北海道のさる客筋から訥子のところへ、少し必要があるので、恐縮ながら「車引」の梅王、松王、桜丸及び時平公のクマを書いて教へてもらひたい、と云ふ依頼があつたので訥子、早速、隈取りの本を出して、それをお手本に半紙に一枚々々書きながら、クマトリなら北海道の方が本場だらうに

1935年1月24日号

 ここでいう訥子は「傳ちゃん」の綽名で浅草の女性子供に慕われた「伝次郎訥子」、八代目訥子である。七代目訥子の息子、小伝次の弟子から七代目の娘婿となり、義父の後を継いだ。

 若い頃は二枚目の風貌と猛優二世と謳われるほどのアクロバットな演技を得意としたが、訥子襲名後は二代目市川左團次一座の中堅におさまり、穏健な芸風になった。

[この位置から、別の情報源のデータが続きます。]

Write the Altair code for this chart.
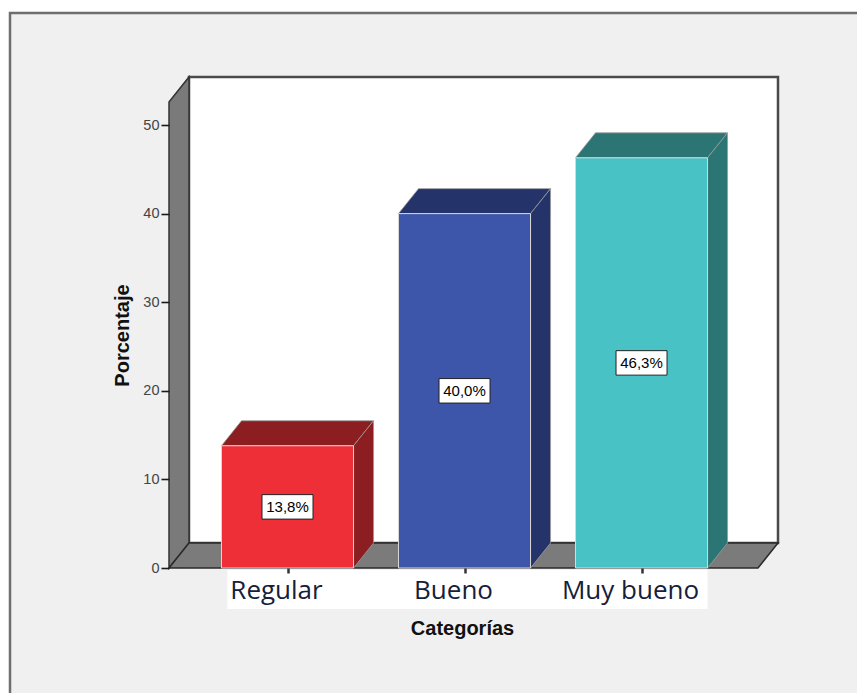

 非常にまじめで何でもこなせる達者な人物であったが、左團次亡き後は不遇で思うような活動ができないまま、関西歌舞伎に流れた。そこで一応の地位を得たものの、往年のような覇気は薄れ、人知れず引退し、亡くなった。

 この頃は左團次一座の主力としてブイブイ言っていた頃であろう。この訥子、猛優に似合わず書道と絵画が趣味で、歌舞伎界でも随一の名筆家と知られていた。

 なお、頼まれた隈は、菅原伝授手習鑑に出てくる「車引」の三兄弟のもの。簡潔な舞台と明瞭な構成から素人芝居でもよく演じられた。

 そんな隈の見本を記しながら「クマの本場は北海道」とはうまいことうまいこと。